Ziauddin Yousafzai was in Oklahoma City this week to accept the Oklahoma City National Memorial & Museum's 2013 Reflections of Hope Award.
The memorial gave the award to Malala and Ziauddin Yousafzai in recognition of their work to promote education among Pakistani girls.
When gunmen appeared on Malala's school bus last fall and shot her in the head and neck, Pakistani Muslims, who already had suffered for years at the hands of the Taliban, disowned the group, Yousafzai said.
He pleaded with the crowd Monday not to associate the terrorist organization with the Pakistani people or the Islamic faith.
“Let them not be associated with Islam,” Yousafzai said. “They have nothing to do with Islam. If we disown them, kindly don't associate them with Islam.”
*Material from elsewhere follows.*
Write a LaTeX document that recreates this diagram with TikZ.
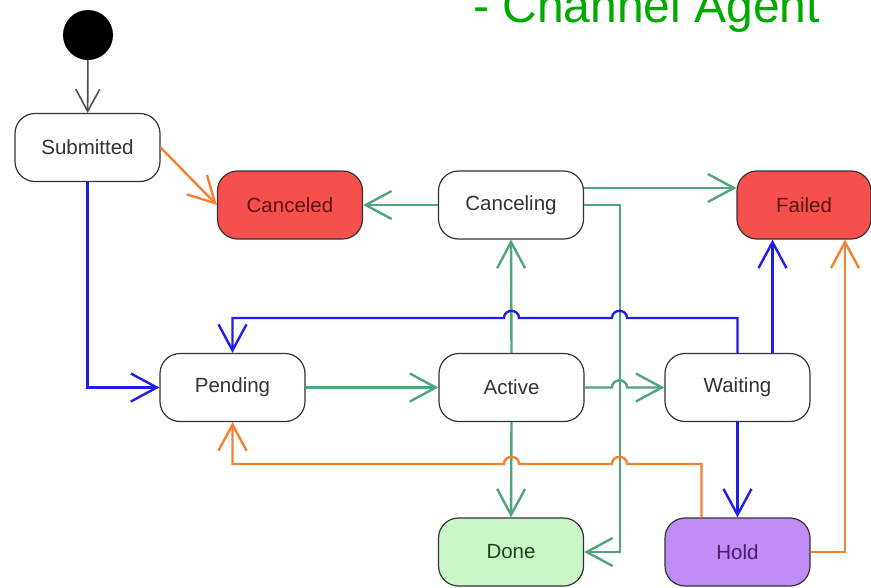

Yousafzai is the director of a school for girls he founded in Pakistan's Swat region with the hopes of fostering a generation of female leadership. Before the attempt on her life, Malala was a student at the school.
Memorial Director Kari Watkins said the Yousafzais represented the same ideals that the memorial works to promote.
They are examples of the damage that political violence causes, and how education is a key to overcoming violence and promoting understanding among different religious and political groups and other organizations.
The Yousafzais' message is particularly strong because it carries hope in the midst of instability and political violence, Watkins said. That message fits well with the memorial's mission, she said, and it also reminds westerners of the value of education.